Today Main Street Capital (NYSE:MAIN), a Business Development Company (BDC), which operates in the lower middle market, announced a new portfolio company investment for $6.5 million. In addition, MAIN informed us that they had booked another, “$11 million in various other interest-bearing debt securities at a weighted average interest coupon of approximately 13%.”
The new portfolio investment was in Currie Acquisitions, LLC, an electric bike manufacturer. The investment, as is common with Main Street, consisted of both debt and equity. In fact, MAIN owns 47% of Currie.
As we like to deconstruct these type of press releases and provide some context, we have a couple of thoughts here:
First, we’re encouraged that MAIN is finding new deals to invest in. We were concerned after the most recent earnings report. Despite adding 6 new portfolio companies last year, total investment assets increased only modestly: just $7 million on the $123 million at year end 2008.
MAIN, though, has to pick up the pace in 2010 and deploy the substantial amount of capital raised in recent months through its two equity offerings: a $30 million revolver, and $90 million more in SBIC monies. Roughly speaking, and assuming MAIN will keep some cash or availability back for safety’s sake, MAIN has $200 million to spend.

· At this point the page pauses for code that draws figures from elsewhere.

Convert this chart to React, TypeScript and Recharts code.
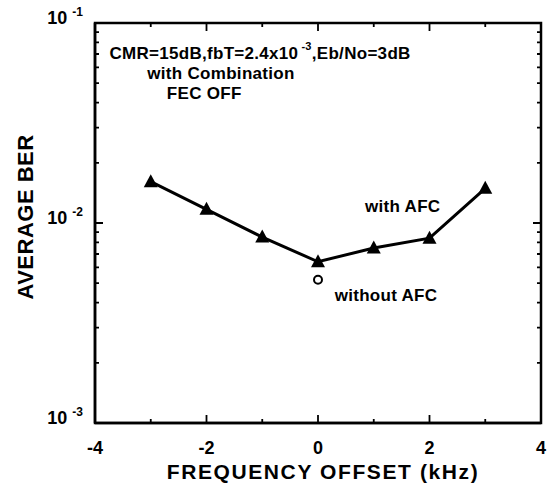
import { ComposedChart, Line, Scatter, XAxis, YAxis, ReferenceDot } from 'recharts';

const offsets = [-3, -2, -1, 0, 1, 2, 3];
const berWithAfc = [0.0161, 0.0117, 0.0085, 0.0064, 0.0075, 0.0084, 0.0149];
const berWithoutAfc = [{ offset: 0, ber: 0.0052 }];

const X_MIN = -4;
const X_MAX = 4;
const Y_MIN = 0.001;
const Y_MAX = 0.1;

const WIDTH = 548;
const HEIGHT = 483;
const MARGIN = { top: 23, right: 7, bottom: 0, left: 0 };
const Y_AXIS_W = 95;
const X_AXIS_H = 60;

const xTicks = [-4, -2, 0, 2, 4];
const xInnerTicks = [-3, -2, -1, 0, 1, 2, 3];
const yTicks = [0.001, 0.01, 0.1];
const yTickLabels = ['-3', '-2', '-1'];
const yInnerTicks = [
  0.002, 0.003, 0.004, 0.005, 0.006, 0.007, 0.008, 0.009,
  0.01, 0.02, 0.03, 0.04, 0.05, 0.06, 0.07, 0.08, 0.09,
];

const notes = [
  { offset: -1.04, ber: 0.071, text: 'CMR=15dB,fbT=2.4x10', sup: '-3', tail: ',Eb/No=3dB' },
  { offset: -1.74, ber: 0.0562, text: 'with Combination' },
  { offset: -2.04, ber: 0.0447, text: 'FEC OFF' },
  { offset: 1.52, ber: 0.0121, text: 'with AFC' },
  { offset: 1.22, ber: 0.00437, text: 'without AFC' },
];

const data = offsets.map((offset, i) => ({ offset, ber: berWithAfc[i] }));

const FONT = '"Liberation Sans", Arial, sans-serif';

// plot box, derived from the chart size, margins and axis sizes
const box = {
  left: MARGIN.left + Y_AXIS_W,
  right: WIDTH - MARGIN.right,
  top: MARGIN.top,
  bottom: HEIGHT - MARGIN.bottom - X_AXIS_H,
};

const Triangle = (props: any) => {
  const { cx, cy } = props;
  if (cx == null || cy == null) return null;
  return <path d={`M${cx},${cy - 7.5} L${cx + 7},${cy + 5.5} L${cx - 7},${cy + 5.5} Z`} fill="#000" />;
};

const Ring = (props: any) => {
  const { cx, cy } = props;
  return <circle cx={cx} cy={cy} r={4} fill="#fff" stroke="#000" strokeWidth={2} />;
};

const XTick = (props: any) => {
  const { x, y, payload } = props;
  return (
    <text x={x} y={y + 25} fontFamily={FONT} fontWeight="bold" fontSize={18} fill="#000" textAnchor="middle" dominantBaseline="central">
      {payload.value}
    </text>
  );
};

const YTick = (props: any) => {
  const { x, y, payload } = props;
  const i = yTicks.indexOf(payload.value);
  return (
    <text x={x - 12} y={y - 5} fontFamily={FONT} fontWeight="bold" fontSize={18} fill="#000" textAnchor="end" dominantBaseline="central">
      <tspan>10</tspan>
      <tspan dx={5} dy={-6} fontSize={12}>{yTickLabels[i]}</tspan>
    </text>
  );
};

const NoteLabel = (note: any) => (props: any) => {
  const { viewBox } = props;
  const cx = viewBox.x + viewBox.width / 2;
  const cy = viewBox.y + viewBox.height / 2;
  return (
    <text x={cx} y={cy} fontFamily={FONT} fontWeight="bold" fontSize={17} fill="#000" textAnchor="middle" dominantBaseline="central" letterSpacing={0.3}>
      <tspan>{note.text}</tspan>
      {note.sup && <tspan dx={3} dy={-7} fontSize={11}>{note.sup}</tspan>}
      {note.tail && <tspan dy={7}>{note.tail}</tspan>}
    </text>
  );
};

const YLabel = (props: any) => {
  const { viewBox } = props;
  const x = 25;
  const y = viewBox.y + viewBox.height / 2 - 6;
  return (
    <text x={x} y={y} transform={`rotate(-90, ${x}, ${y})`} fontFamily={FONT} fontWeight="bold" fontSize={22} fill="#000" textAnchor="middle" dominantBaseline="central" letterSpacing={0.5}>
      AVERAGE BER
    </text>
  );
};

// closed frame with inward ticks on all four sides
function Frame() {
  const px = (v: number) => box.left + ((v - X_MIN) / (X_MAX - X_MIN)) * (box.right - box.left);
  const py = (v: number) =>
    box.top + ((Math.log10(Y_MAX) - Math.log10(v)) / (Math.log10(Y_MAX) - Math.log10(Y_MIN))) * (box.bottom - box.top);
  const segs: string[] = [];
  xInnerTicks.forEach((v) => {
    const len = v % 2 === 0 ? 8 : 4;
    segs.push(`M${px(v)},${box.bottom}V${box.bottom - len}`);
    segs.push(`M${px(v)},${box.top}V${box.top + len}`);
  });
  yInnerTicks.forEach((v) => {
    const len = v === 0.01 ? 8 : 4;
    segs.push(`M${box.left},${py(v)}H${box.left + len}`);
    segs.push(`M${box.right},${py(v)}H${box.right - len}`);
  });
  return (
    <svg width={WIDTH} height={HEIGHT} style={{ position: 'absolute', left: 0, top: 0, pointerEvents: 'none' }}>
      <rect x={box.left} y={box.top} width={box.right - box.left} height={box.bottom - box.top} fill="none" stroke="#000" strokeWidth={2.5} />
      <path d={segs.join('')} fill="none" stroke="#000" strokeWidth={1.8} />
    </svg>
  );
}

export default function App() {
  return (
    <div style={{ position: 'absolute', left: 0, top: 0, width: WIDTH, height: HEIGHT, background: '#fff' }}>
      <ComposedChart width={WIDTH} height={HEIGHT} data={data} margin={MARGIN}>
        <XAxis
          dataKey="offset"
          type="number"
          domain={[X_MIN, X_MAX]}
          ticks={xTicks}
          interval={0}
          tickLine={false}
          tickSize={0}
          tickMargin={0}
          axisLine={{ stroke: '#000', strokeWidth: 2.5 }}
          tick={XTick}
          height={X_AXIS_H}
          label={{ value: 'FREQUENCY OFFSET (kHz)', position: 'insideBottom', offset: 4, dx: 5, fill: '#000', fontFamily: FONT, fontWeight: 'bold', fontSize: 21, letterSpacing: 1.6 }}
        />
        <YAxis
          scale="log"
          type="number"
          domain={[Y_MIN, Y_MAX]}
          ticks={yTicks}
          interval={0}
          tickLine={false}
          tickSize={0}
          tickMargin={0}
          axisLine={{ stroke: '#000', strokeWidth: 2.5 }}
          tick={YTick}
          width={Y_AXIS_W}
          label={{ content: YLabel }}
        />
        <Line
          dataKey="ber"
          stroke="#000"
          strokeWidth={3}
          dot={<Triangle />}
          activeDot={false}
          isAnimationActive={false}
        />
        <Scatter data={berWithoutAfc} dataKey="ber" shape={<Ring />} isAnimationActive={false} />
        {notes.map((n, i) => (
          <ReferenceDot key={i} x={n.offset} y={n.ber} r={1} fill="none" stroke="none" label={{ content: NoteLabel(n) }} />
        ))}
      </ComposedChart>
      <Frame />
    </div>
  );
}
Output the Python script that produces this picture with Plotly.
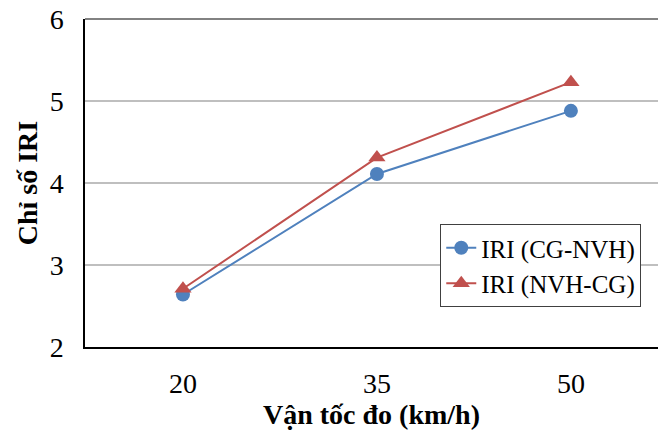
import plotly.graph_objects as go

categories = ["20", "35", "50"]
iri_cg_nvh = [2.64, 4.11, 4.88]
iri_nvh_cg = [2.71, 4.31, 5.23]
y_ticks = [2, 3, 4, 5, 6]

xs = list(range(len(categories)))
FONT = "Liberation Serif"

fig = go.Figure()
fig.add_trace(go.Scatter(
    x=xs, y=iri_cg_nvh, mode="lines+markers", name="IRI (CG-NVH)",
    line=dict(color="#4F81BD", width=2),
    marker=dict(symbol="circle", size=14, color="#4F81BD"),
))
fig.add_trace(go.Scatter(
    x=xs, y=iri_nvh_cg, mode="lines+markers", name="IRI (NVH-CG)",
    line=dict(color="#C0504D", width=2),
    marker=dict(symbol="triangle-up", size=15, color="#C0504D"),
))

fig.update_layout(
    width=658, height=433,
    margin=dict(l=85, r=0, t=19, b=86),
    plot_bgcolor="white", paper_bgcolor="white",
    font=dict(family=FONT, size=26, color="black"),
    showlegend=True,
    legend=dict(
        x=0.62, y=0.375, xanchor="left", yanchor="top",
        bordercolor="#404040", borderwidth=1, bgcolor="white",
        font=dict(family=FONT, size=25, color="black"),
        tracegroupgap=0, itemwidth=30,
    ),
)
fig.update_xaxes(
    range=[-0.505, 2.449], tickvals=xs, ticktext=categories,
    tickfont=dict(family=FONT, size=28),
    showgrid=False, zeroline=False, showline=True, linecolor="black", linewidth=1.5,
    ticks="", ticklabelstandoff=11,
    title=dict(text="<b>Vận tốc đo (km/h)</b>", font=dict(family=FONT, size=28), standoff=3),
)
fig.update_yaxes(
    range=[2, 6], tickvals=y_ticks, showgrid=True, gridcolor="#BFBFBF", gridwidth=1.5,
    tickfont=dict(family=FONT, size=28),
    zeroline=False, showline=True, linecolor="black", linewidth=1.5,
    ticks="", ticklabelstandoff=14,
    title=dict(text="<b>Chỉ số IRI</b>", font=dict(family=FONT, size=28), standoff=4),
)
fig.add_shape(type="line", xref="paper", yref="paper", x0=0, x1=1, y0=1, y1=1,
              line=dict(color="#595959", width=1.5))
fig.write_html("out.html")
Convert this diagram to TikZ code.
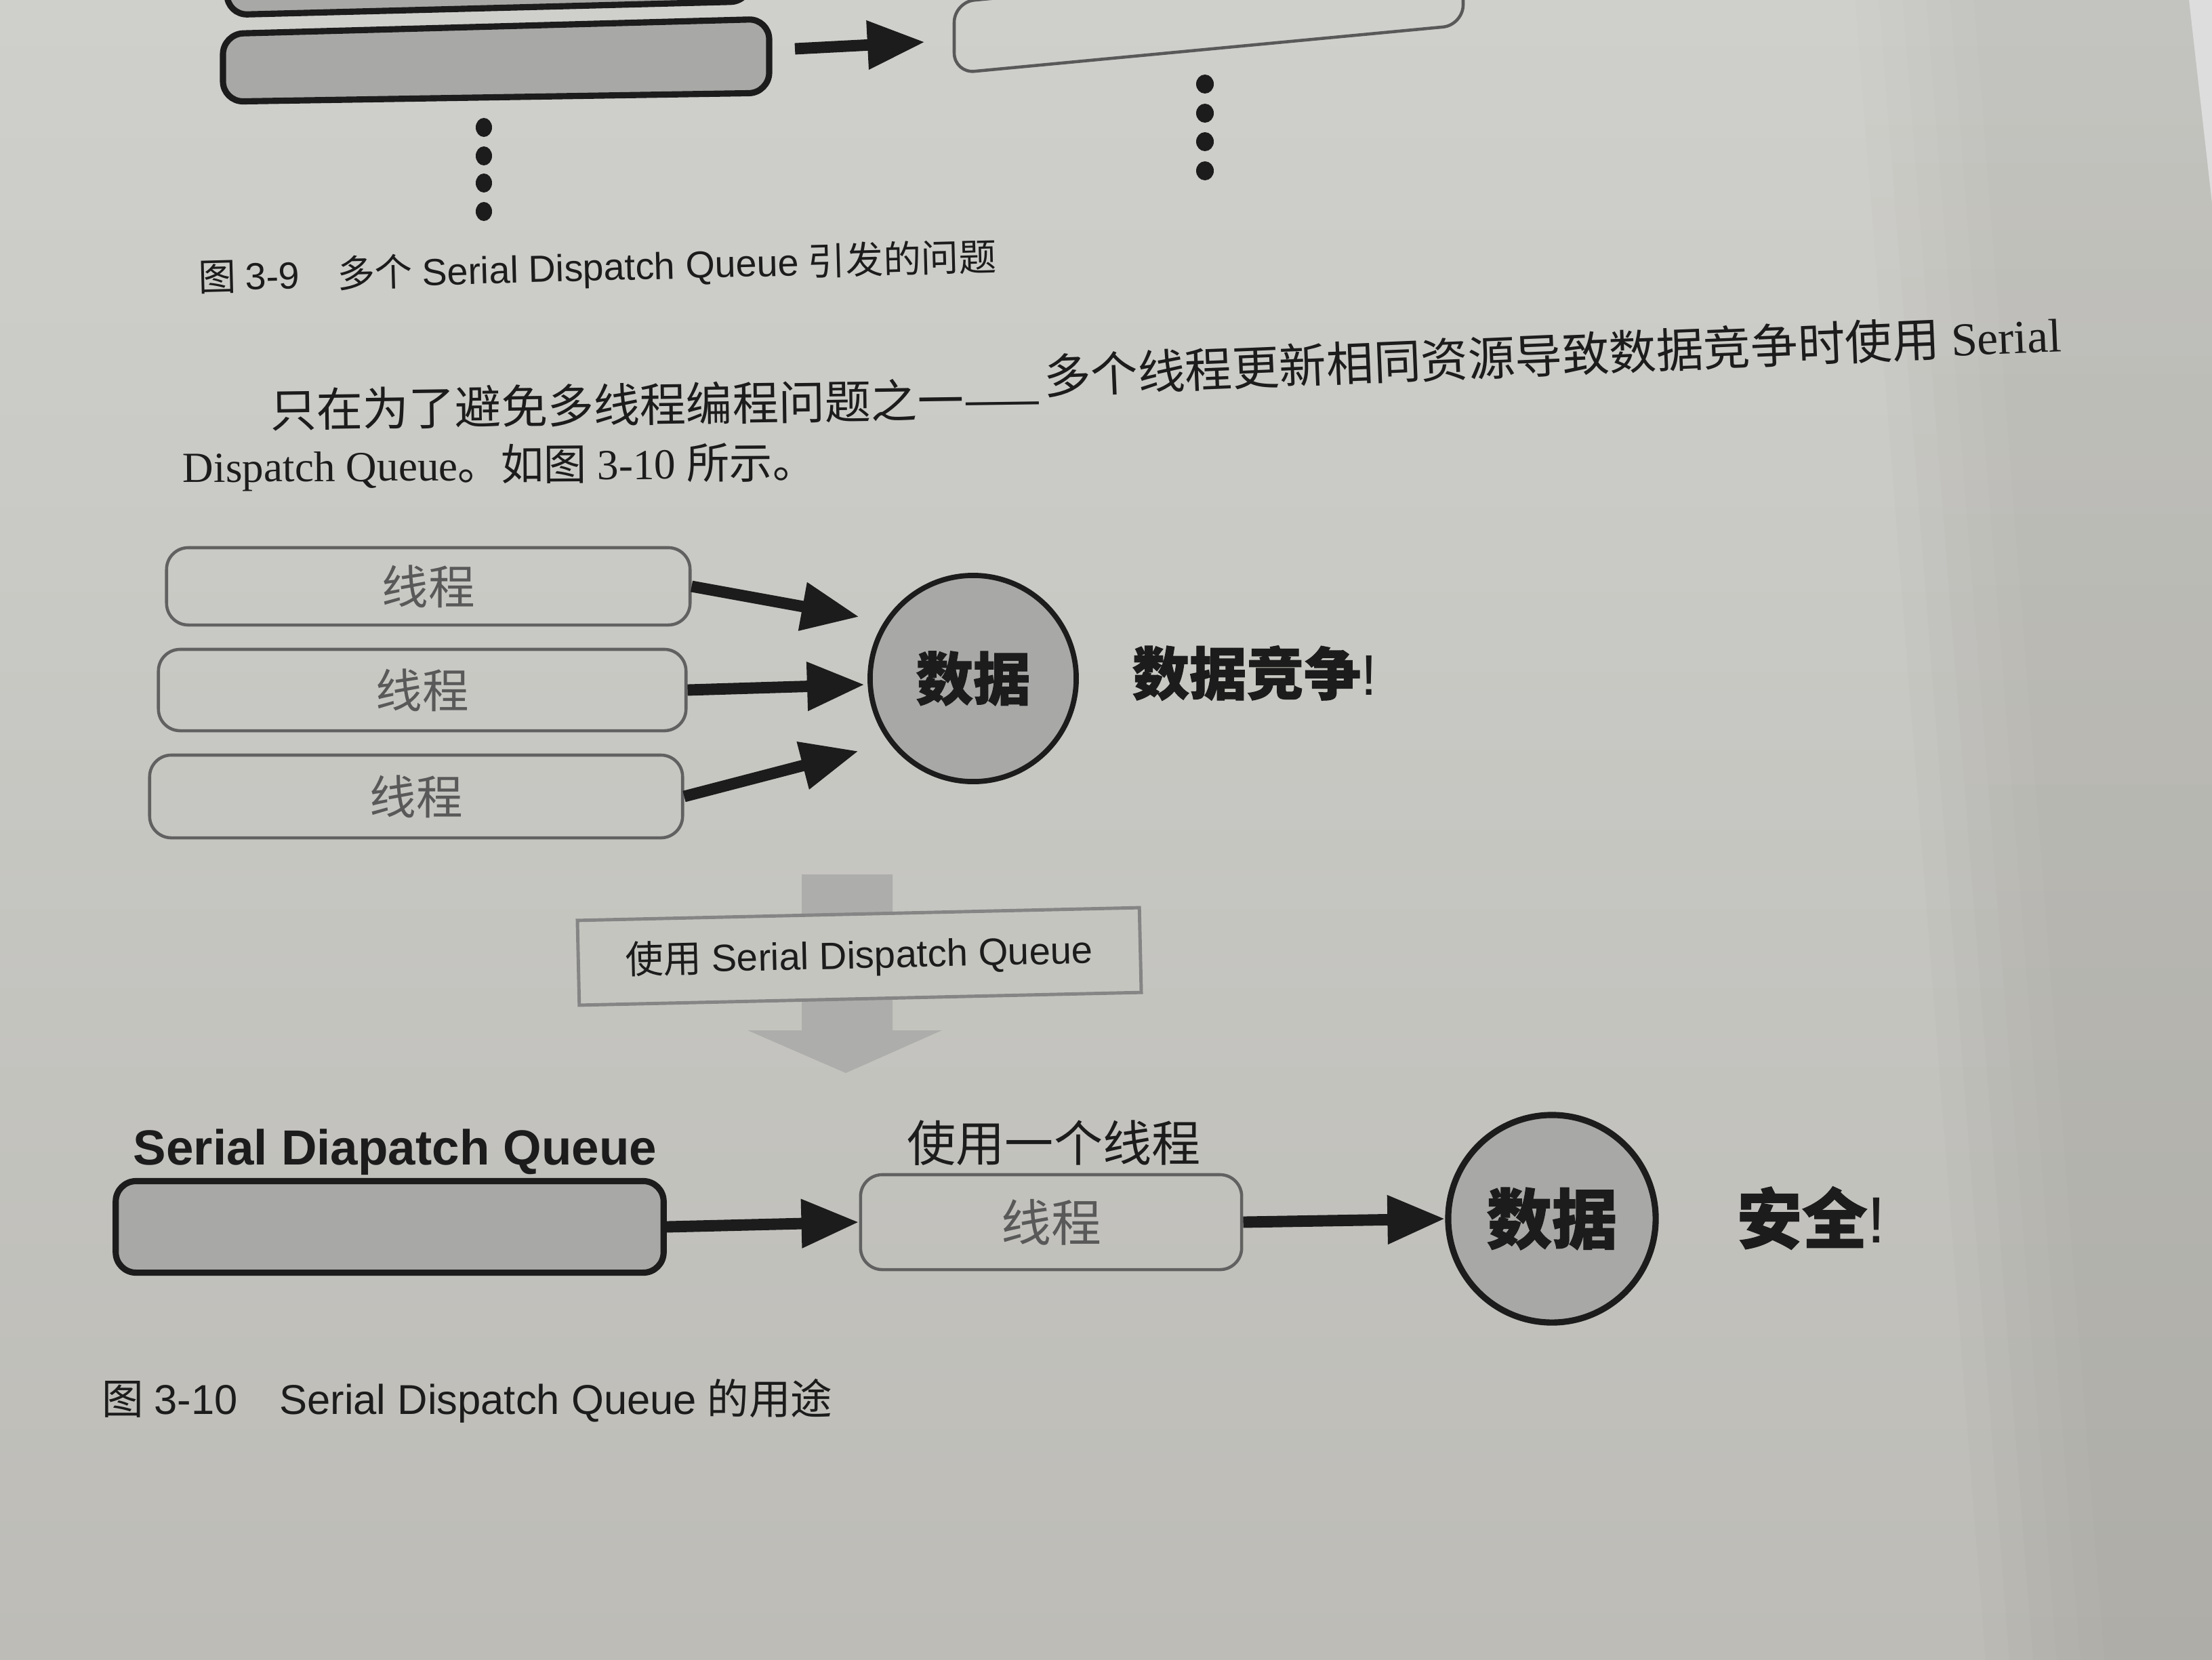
\documentclass[tikz,border=0pt]{standalone}
\usepackage{fontspec}
\setmainfont{Liberation Serif}
\newfontfamily\cjk{Noto Sans CJK SC}[BoldFeatures={FakeBold=1.2}]
\newfontfamily\lsans{Liberation Sans}
\usetikzlibrary{arrows.meta,fadings}

\definecolor{paper}{HTML}{C5C5C0}
\definecolor{paperhi}{HTML}{CFD0CC}
\definecolor{paperlo}{HTML}{BDBCB7}
\definecolor{ink}{HTML}{1C1C1C}
\definecolor{fillgray}{HTML}{A8A8A6}
\definecolor{bigarrowgray}{HTML}{ADADAB}
\definecolor{shadowgray}{HTML}{A3A19B}
\definecolor{nextpage}{HTML}{DCDDDC}
\newcommand{\fsz}[1]{\fontsize{#1}{#1}\selectfont}

\begin{document}
\begin{tikzpicture}[x=0.01cm, y=-0.01cm,
  thread/.style={draw=black!62, line width=1.3pt, rounded corners=0.32cm,
    inner sep=0pt, text=black!65, font=\cjk\fsz{19.5pt}},
  queuebox/.style={draw=ink, fill=fillgray, line width=2.6pt, rounded corners=0.3cm},
  outlinebox/.style={draw=black!65, line width=1.3pt, rounded corners=0.3cm},
  datum/.style={circle, draw=ink, fill=fillgray, line width=2.2pt, inner sep=0pt, text=ink},
  fat/.style={draw=ink, line width=4.8pt, -{Triangle[length=0.85cm, width=0.68cm]}},
  txt/.style={inner sep=0pt, text=ink},
  dot/.style={fill=ink},
]

% page, with a soft shadow near the outer edge (stacked faint bands)
\useasboundingbox (0,0) rectangle (3264,2448);
\shade[top color=paperhi, bottom color=paperlo] (0,0) rectangle (3264,2448);
\begin{scope}
  \clip (0,0) rectangle (3264,2448);
  \foreach \dx in {0,35,70,105,140,175}
    \fill[shadowgray, opacity=0.1, path fading=north]
      (2620+\dx,-1500) -- (3264,-1500) -- (3264,2448) -- (2930+\dx,2448) -- cycle;
\end{scope}
\fill[nextpage] (3230,0) -- (3264,0) -- (3264,300) -- cycle;

% tail of figure 3-9
\draw[queuebox] (335,-80) -- (335,22) -- (1108,2) -- (1108,-80);
\draw[queuebox] (329,50) -- (1135,28) -- (1135,137) -- (329,150) -- cycle;
\draw[outlinebox] (1408,3) -- (1408,108) -- (2159,37) -- (2159,-68) -- cycle;
\coordinate (qtail) at (1173,72);
\coordinate (wtip) at (1365,62);
\draw[fat] (qtail) -- (wtip);
\foreach \yy in {188,230,270,312}
  \fill[dot] (714,\yy) ellipse [x radius=0.12cm, y radius=0.14cm];
\foreach \yy in {124,167,209,252}
  \fill[dot] (1778,\yy) ellipse [x radius=0.13cm, y radius=0.14cm];
\node[txt, anchor=west, rotate=1.5] (cap9) at (292,412)
  {\fsz{15.8pt}{\cjk 图} {\lsans 3-9}\hspace{1em}{\cjk 多个} {\lsans Serial Dispatch Queue} {\cjk 引发的问题}};

% body text
\node[txt, anchor=west, rotate=0.8] (p1a) at (398,604)
  {\fsz{19.4pt}\cjk 只在为了避免多线程编程问题之一——};
\node[txt, anchor=east, rotate=2.4] (p1b) at (3042,492)
  {\fsz{19.8pt}{\cjk 多个线程更新相同资源导致数据竞争时使用} Serial};
\node[txt, anchor=west, rotate=0.4] (p2) at (269,692)
  {\fsz{18pt}Dispatch Queue{\cjk 。如图} 3-10 {\cjk 所示。}};

% figure 3-10, upper part: three threads on one datum
\node[thread, minimum width=7.72cm, minimum height=1.14cm] (t1) at (632,865) {线程};
\node[thread, minimum width=7.78cm, minimum height=1.20cm] (t2) at (623,1018) {线程};
\node[thread, minimum width=7.86cm, minimum height=1.22cm] (t3) at (614,1175) {线程};
\node[datum, minimum size=3.04cm, font=\cjk\bfseries\fsz{24pt}] (d1) at (1436,1001) {数据};
\node[txt, anchor=west, font=\cjk\bfseries\fsz{24pt}] (race) at (1670,993) {数据竞争{\lsans\mdseries !}};
\coordinate (h1) at (1268,910);
\coordinate (h2) at (1276,1010);
\coordinate (h3) at (1267,1108);
\draw[fat] (t1.east) -- (h1);
\draw[fat] (t2.east) -- (h2);
\draw[fat] (t3.east) -- (h3);

% transition arrow
\fill[bigarrowgray] (1183,1290) -- (1317,1290) -- (1317,1520) -- (1390,1520)
  -- (1248,1583) -- (1103,1520) -- (1183,1520) -- cycle;
\node[draw=black!48, line width=1.4pt, fill=paper, inner sep=0pt,
  minimum width=8.29cm, minimum height=1.25cm, rotate=1.3, text=ink] (use) at (1268,1411)
  {\fsz{16pt}{\cjk 使用} {\lsans Serial Dispatch Queue}};

% figure 3-10, lower part: one serial queue, one thread
\node[txt, anchor=base, font=\lsans\bfseries\fsz{20.7pt}] (sdq) at (583,1718)
  {Serial Diapatch Queue};
\node[queuebox, inner sep=0pt, minimum width=8.08cm, minimum height=1.35cm] (sq) at (575,1810) {};
\node[txt, font=\cjk\fsz{20.5pt}] (one) at (1555,1686) {使用一个线程};
\node[thread, font=\cjk\fsz{21pt}, minimum width=5.62cm, minimum height=1.40cm] (t4) at (1551,1803) {线程};
\node[datum, minimum size=3.06cm, line width=2.6pt, font=\cjk\bfseries\fsz{27.4pt}] (d2) at (2290,1798) {数据};
\node[txt, anchor=west, font=\cjk\bfseries\fsz{27.4pt}] (safe) at (2562,1797) {安全{\lsans\mdseries !}};
\draw[fat] (sq.east) -- (t4.west);
\draw[fat] (t4.east) -- (d2.west);

\node[txt, anchor=west] (cap10) at (150,2067)
  {\fsz{17.5pt}{\cjk 图} {\lsans 3-10}\hspace{1em}{\lsans Serial Dispatch Queue} {\cjk 的用途}};
\end{tikzpicture}
\end{document}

Today’s announcement suggests MAIN has booked $17.5 million in new investments with a quarter of the year gone. That’s a decent pace, but remember that at the time of the last earnings report, management announced that it had, “over $50 million of executed term sheets for new portfolio investments which are in the due diligence or documentation phase of the investment process.”
That was a month ago. We don’t know if the remainder is still to come or has fallen by the wayside. We certainly know from our own experience that closing new deals can often take a very long time, so we’ll assume most of those term sheets will yet turn into assets.
We should also add that MAIN will be recieving the benefit of $70 million in investment assets held at its sister company’s SBIC subsidiary, which MAIN acquired recently.
Second, and it’s a related part of the jigsaw puzzle, we now have an idea what earnings MAIN will have to achieve to meet its $1.50 a year annual dividend. Now MAIN has raised new equity in January, and exchanged shares for the assets in its sister SBIC subsidiary.
Total shares outstanding have risen from 10.8 million to nearly 15 million. That means MAIN will have to earn $22.5 million a year to maintain its current divvy. If we annualize the IVQ 2009 Distributable Net Investment Income (MAIN’s metric for measuring earnings) MAIN made $11.2 million, or almost exactly 50% of what the Company will need to achieve to “earn the dividend.”
Does MAIN have enough “firepower” to eventually cause its earnings to catch up with its dividend liability? We’ve run the numbers again and we think so. However, it’s going to take a while, and in the intervening time, conditions can change.
Take for example the interest rate MAIN earns on its loans. Remember the 13% the Company announced for its latest yield investments? That’s 1.3% below the average yield at year end 2009. Either the spreads on new loans are tightening or MAIN is seeking out safer investments.
Then there’s the Company policy of making equity investments in its portfolio companies. Those common stock investments may turn out to be great equity kickers in a few years, but the immediate result is no income from 10-20% of money invested.Click to enlarge
Finally, there’s always bad debt to worry about, as is the case with any BDC. MAIN had to write off nearly $10 million in Realized Losses last quarter, and has already announced another $4 million in Realized Losses in the first quarter of 2010. That leaves 2 loans on non-accrual. Still, many loans left on their books at year end 2009 were being written down as being written up, so other problems could lurk beneath the surface.
With all that said, we’re optimistic that Main Street will get to the promised land of covering its dividend with its earnings, but probably not well into 2011.